È utile che il vostro team sviluppi l’abitudine di assegnare insieme i nomi alle cose, perché mentre si cerca di dare a qualcosa un nome che abbia senso, se ne definisce la funzione e, ancora più importante, si raggiunge il consenso. Il nome concordato determina il modo in cui l’elemento sarà creato e incoraggia un uso consistente in tutto il team. Come scrive Abby Coverts, “Se non c’è accordo prima di cominciare, preparatevi a dover lavorare di più dopo”.

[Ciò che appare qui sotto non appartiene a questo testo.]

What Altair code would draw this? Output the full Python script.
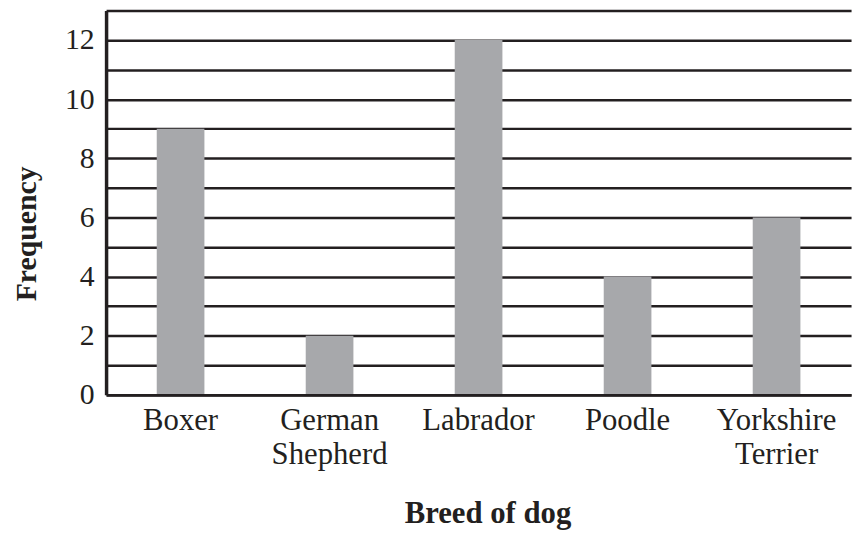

Sforzatevi di far riferimento agli elementi con il nome che avete concordato, indipendentemente da quanto possa suonare strano nelle conversazioni di ogni giorno. Ci vuole più sforzo all’inizio per chiamare qualcosa “box dei sussurri” (sì, abbiamo un elemento chiamato “box dei sussurri”) piuttosto che “quella cosa con le righe e un’icona nel mezzo”, ma finché non comincerete a far riferimento a un elemento con il suo nome proprio, non esisterà nel vostro sistema modulare come blocco solido su cui poter intervenire. Ogni volta che usate il nome concordato, rafforzate l’elemento che state chiamando ed evolvete il vostro linguaggio del design.

Mettete alla prova il vostro linguaggio al di fuori del vostro team usandolo all’interno dell’azienda, con altri team e con gli utenti. È sempre interessante vedere cosa rimane. È davvero incoraggiante quando anche qualcuno al di fuori del team di prodotto comincia ad usare quel nome.

Infine, ricordatevi che nessun linguaggio (salvo alcune eccezioni) esiste isolatamente. Evolvendo e rafforzando il vostro linguaggio del design, avete un’opportunità per contribuire linguaggio più ampio del web e per contribuire a renderlo più consistente e coerente per tutti.